(Part of a data file)
----
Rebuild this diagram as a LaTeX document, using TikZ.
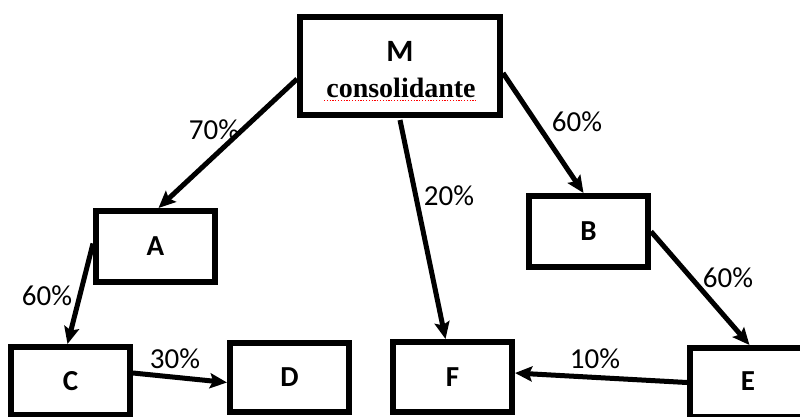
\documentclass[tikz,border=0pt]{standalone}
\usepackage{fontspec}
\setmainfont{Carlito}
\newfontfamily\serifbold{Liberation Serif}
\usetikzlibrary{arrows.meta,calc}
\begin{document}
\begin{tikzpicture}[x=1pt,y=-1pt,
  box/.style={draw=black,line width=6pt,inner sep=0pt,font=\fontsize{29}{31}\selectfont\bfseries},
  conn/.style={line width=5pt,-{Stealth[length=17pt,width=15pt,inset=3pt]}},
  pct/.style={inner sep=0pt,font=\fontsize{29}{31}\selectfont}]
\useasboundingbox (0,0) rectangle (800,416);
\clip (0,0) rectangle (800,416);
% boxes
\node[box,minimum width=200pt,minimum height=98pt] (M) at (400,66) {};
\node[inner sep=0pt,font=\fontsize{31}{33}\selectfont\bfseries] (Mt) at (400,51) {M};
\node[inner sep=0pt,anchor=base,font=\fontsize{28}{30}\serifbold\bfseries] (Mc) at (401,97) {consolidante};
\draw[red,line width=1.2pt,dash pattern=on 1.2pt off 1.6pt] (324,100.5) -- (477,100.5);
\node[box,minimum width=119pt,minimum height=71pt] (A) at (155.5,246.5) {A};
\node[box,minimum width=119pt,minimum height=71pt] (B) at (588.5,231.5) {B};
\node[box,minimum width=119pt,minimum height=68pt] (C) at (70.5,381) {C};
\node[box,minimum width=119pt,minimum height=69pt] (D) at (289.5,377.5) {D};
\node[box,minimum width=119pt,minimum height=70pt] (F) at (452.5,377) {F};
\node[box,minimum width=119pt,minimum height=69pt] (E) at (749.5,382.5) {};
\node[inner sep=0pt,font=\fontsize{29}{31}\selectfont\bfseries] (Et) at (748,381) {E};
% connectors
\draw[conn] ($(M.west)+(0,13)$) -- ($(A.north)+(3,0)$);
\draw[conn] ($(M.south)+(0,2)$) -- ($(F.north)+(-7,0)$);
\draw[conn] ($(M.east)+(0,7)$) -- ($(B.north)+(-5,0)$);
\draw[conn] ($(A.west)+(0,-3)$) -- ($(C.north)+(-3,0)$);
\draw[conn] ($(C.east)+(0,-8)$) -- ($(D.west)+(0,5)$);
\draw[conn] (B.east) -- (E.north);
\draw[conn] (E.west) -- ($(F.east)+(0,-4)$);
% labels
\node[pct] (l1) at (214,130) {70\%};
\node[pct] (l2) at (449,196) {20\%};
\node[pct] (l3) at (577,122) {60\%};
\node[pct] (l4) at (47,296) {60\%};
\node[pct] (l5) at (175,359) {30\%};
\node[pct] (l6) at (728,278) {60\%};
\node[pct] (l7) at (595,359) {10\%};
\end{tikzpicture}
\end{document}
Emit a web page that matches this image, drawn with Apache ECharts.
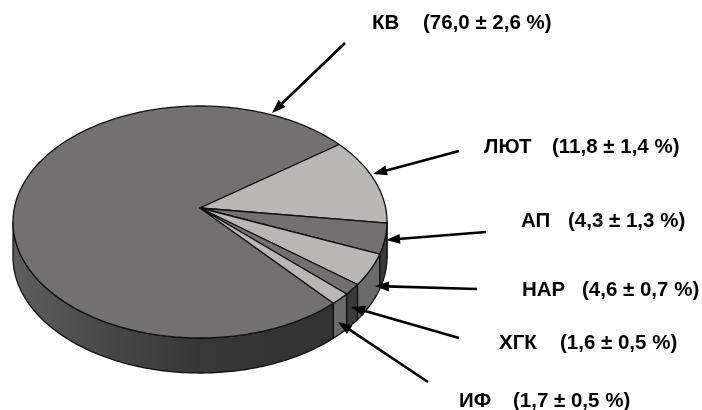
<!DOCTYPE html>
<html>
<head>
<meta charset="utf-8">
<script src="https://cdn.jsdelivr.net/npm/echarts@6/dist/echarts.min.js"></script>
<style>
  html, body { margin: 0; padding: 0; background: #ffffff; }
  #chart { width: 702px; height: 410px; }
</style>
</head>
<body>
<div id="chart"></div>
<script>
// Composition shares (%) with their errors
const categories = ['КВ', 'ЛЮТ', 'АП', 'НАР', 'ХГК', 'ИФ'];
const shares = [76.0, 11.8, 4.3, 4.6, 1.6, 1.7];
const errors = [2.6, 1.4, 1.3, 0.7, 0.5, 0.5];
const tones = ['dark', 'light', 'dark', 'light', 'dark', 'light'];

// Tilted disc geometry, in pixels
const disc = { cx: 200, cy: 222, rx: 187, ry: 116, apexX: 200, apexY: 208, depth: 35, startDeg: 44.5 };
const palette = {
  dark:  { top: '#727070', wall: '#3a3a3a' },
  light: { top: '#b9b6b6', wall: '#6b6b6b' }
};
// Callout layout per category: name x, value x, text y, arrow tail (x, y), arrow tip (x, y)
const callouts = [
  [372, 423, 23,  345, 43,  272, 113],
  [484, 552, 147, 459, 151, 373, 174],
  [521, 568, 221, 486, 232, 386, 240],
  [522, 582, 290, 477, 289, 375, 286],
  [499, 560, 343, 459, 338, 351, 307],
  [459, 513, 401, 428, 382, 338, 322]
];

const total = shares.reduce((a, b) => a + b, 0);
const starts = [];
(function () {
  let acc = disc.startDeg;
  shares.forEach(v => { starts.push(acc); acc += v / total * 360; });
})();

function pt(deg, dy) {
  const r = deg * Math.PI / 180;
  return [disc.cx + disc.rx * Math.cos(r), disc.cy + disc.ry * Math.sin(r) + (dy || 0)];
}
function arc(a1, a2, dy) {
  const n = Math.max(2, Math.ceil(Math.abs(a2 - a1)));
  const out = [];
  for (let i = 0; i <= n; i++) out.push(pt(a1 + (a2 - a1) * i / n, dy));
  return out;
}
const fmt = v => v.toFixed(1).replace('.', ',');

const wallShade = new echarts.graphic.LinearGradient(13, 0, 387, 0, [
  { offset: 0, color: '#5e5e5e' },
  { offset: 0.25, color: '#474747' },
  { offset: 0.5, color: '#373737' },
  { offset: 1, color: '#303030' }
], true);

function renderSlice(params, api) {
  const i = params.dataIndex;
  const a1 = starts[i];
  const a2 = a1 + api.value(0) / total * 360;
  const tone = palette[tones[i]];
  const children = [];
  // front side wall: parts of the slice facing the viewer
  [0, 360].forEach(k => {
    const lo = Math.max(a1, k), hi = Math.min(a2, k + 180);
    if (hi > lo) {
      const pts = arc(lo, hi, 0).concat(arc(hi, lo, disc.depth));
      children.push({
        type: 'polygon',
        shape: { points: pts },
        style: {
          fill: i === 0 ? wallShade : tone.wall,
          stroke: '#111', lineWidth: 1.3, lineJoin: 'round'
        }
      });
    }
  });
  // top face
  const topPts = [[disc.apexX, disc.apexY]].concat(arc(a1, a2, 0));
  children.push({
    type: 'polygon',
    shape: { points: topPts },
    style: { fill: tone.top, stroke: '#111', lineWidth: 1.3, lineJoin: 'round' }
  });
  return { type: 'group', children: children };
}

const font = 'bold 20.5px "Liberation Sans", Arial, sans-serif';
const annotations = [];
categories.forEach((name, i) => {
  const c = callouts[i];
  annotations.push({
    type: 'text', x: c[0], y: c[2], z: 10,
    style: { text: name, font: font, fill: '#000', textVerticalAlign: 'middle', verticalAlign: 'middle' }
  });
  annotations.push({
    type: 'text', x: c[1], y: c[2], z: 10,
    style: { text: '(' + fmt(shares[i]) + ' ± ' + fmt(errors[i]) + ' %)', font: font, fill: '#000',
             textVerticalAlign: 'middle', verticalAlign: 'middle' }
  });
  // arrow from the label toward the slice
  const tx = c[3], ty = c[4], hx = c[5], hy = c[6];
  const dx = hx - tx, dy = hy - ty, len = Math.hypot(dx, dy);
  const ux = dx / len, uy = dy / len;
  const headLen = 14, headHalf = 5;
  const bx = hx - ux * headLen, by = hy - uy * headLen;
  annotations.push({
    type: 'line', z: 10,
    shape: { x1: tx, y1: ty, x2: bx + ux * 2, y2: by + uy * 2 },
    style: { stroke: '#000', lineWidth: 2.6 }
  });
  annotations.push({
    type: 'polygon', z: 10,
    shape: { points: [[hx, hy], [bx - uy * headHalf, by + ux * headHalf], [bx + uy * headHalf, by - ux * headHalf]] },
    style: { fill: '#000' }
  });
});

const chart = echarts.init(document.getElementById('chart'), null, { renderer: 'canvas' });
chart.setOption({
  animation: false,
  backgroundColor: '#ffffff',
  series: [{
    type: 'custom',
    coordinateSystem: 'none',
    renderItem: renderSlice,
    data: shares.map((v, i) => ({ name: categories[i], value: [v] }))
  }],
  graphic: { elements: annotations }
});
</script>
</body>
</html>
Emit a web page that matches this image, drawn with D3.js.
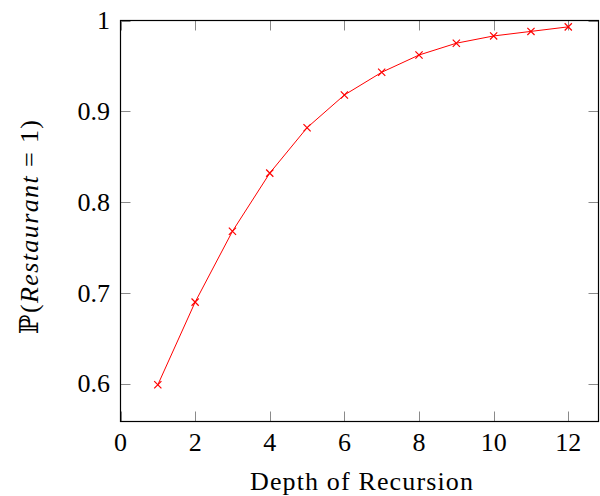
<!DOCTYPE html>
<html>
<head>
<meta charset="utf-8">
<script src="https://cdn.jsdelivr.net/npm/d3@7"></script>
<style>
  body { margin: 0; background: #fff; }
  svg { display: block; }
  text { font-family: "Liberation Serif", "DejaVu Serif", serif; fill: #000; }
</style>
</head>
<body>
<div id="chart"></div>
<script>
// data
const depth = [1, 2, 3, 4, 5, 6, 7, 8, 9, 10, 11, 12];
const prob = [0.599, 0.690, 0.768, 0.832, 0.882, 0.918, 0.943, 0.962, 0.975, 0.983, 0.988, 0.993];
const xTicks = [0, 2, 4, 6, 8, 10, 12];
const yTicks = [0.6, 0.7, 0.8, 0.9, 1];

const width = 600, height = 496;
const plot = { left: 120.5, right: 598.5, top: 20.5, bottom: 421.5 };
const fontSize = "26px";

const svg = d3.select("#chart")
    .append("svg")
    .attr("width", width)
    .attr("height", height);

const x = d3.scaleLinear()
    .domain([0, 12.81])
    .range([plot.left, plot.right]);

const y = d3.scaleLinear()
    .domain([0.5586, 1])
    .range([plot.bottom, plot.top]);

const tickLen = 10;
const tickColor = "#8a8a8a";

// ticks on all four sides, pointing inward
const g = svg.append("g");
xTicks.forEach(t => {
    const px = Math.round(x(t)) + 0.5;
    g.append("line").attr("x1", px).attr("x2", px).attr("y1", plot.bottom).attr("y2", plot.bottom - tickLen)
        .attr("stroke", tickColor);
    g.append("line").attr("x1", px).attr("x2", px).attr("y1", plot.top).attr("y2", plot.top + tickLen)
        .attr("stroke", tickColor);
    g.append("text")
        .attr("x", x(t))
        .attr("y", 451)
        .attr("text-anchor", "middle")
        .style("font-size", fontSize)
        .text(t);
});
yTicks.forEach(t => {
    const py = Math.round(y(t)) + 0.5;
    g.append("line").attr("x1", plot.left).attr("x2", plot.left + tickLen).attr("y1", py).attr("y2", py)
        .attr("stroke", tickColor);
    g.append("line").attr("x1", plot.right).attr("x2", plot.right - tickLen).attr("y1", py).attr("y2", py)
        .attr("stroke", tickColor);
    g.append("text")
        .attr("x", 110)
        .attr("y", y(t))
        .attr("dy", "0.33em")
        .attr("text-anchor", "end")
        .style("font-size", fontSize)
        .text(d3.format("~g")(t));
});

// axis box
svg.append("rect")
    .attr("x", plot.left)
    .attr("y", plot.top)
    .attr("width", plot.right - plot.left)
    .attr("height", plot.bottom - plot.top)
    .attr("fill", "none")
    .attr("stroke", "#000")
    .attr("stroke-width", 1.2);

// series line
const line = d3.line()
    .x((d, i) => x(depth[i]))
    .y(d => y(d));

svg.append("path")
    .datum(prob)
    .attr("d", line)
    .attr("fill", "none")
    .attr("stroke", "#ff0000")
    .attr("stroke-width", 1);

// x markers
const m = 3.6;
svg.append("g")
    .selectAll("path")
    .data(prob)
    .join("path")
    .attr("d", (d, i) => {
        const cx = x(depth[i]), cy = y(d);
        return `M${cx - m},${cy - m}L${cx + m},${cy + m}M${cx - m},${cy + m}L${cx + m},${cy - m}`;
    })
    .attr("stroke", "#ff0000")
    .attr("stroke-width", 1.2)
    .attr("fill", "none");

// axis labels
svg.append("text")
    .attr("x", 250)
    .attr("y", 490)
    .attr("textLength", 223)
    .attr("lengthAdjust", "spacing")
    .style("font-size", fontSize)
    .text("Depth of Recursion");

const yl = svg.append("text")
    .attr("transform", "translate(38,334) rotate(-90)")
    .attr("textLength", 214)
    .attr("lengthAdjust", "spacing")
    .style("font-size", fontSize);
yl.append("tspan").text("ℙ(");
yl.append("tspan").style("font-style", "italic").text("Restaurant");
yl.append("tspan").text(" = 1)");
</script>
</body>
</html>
----
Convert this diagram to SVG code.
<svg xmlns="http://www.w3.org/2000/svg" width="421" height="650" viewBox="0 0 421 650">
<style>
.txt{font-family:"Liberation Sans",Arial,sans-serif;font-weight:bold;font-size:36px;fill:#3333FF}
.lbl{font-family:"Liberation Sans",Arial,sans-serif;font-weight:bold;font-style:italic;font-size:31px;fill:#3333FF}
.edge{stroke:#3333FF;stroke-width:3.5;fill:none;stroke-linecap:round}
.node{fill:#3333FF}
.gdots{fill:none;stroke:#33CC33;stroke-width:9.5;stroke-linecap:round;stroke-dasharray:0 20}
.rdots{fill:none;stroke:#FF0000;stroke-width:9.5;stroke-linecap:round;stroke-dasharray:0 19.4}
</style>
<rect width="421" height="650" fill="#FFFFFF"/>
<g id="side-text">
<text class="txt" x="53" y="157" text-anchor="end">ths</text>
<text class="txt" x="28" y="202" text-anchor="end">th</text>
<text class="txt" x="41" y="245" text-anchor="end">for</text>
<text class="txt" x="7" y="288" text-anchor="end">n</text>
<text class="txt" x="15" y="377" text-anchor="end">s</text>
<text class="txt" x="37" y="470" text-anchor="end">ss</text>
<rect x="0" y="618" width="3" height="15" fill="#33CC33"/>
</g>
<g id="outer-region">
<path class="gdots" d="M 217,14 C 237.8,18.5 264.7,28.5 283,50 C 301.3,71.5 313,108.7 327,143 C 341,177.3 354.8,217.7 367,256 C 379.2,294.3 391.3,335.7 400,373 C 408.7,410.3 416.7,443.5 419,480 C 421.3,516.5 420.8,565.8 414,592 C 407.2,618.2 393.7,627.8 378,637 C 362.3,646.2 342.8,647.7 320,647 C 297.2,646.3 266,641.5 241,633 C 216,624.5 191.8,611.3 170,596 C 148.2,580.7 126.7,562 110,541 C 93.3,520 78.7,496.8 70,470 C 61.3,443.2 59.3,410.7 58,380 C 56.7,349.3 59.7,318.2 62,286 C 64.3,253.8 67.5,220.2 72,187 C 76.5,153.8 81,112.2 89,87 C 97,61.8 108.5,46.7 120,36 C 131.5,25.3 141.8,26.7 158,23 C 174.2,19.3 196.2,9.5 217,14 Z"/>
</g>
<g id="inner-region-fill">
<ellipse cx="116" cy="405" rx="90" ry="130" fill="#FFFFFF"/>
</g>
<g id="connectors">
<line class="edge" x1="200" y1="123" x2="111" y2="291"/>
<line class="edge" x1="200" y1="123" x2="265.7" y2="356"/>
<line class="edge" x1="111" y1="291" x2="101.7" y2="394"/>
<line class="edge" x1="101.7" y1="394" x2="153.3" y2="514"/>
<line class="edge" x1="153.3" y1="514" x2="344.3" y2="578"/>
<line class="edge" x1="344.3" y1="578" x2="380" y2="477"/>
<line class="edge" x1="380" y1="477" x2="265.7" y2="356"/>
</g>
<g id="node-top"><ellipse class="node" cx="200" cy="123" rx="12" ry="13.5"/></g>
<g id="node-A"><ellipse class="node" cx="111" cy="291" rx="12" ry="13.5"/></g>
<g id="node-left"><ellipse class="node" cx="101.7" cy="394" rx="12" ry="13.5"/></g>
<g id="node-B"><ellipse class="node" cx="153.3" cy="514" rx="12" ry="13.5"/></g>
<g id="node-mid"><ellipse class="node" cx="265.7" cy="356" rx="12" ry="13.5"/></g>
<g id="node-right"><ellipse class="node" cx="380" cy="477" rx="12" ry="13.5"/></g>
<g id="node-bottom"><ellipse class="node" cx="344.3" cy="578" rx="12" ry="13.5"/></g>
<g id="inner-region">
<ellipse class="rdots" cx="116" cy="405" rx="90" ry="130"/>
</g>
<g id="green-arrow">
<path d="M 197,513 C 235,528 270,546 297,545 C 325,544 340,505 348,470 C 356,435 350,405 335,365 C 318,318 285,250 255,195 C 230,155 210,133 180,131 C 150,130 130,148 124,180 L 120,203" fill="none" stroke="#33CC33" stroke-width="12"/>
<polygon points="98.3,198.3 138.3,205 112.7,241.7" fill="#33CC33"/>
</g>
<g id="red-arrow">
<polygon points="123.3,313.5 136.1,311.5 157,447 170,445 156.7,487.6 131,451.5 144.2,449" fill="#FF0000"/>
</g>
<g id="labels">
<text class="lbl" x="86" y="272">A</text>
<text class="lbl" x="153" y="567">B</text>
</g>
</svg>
----
■ GOAL:
Tell how many lines of the data above hold the string "image". Give only the number.

■ RESULT:
2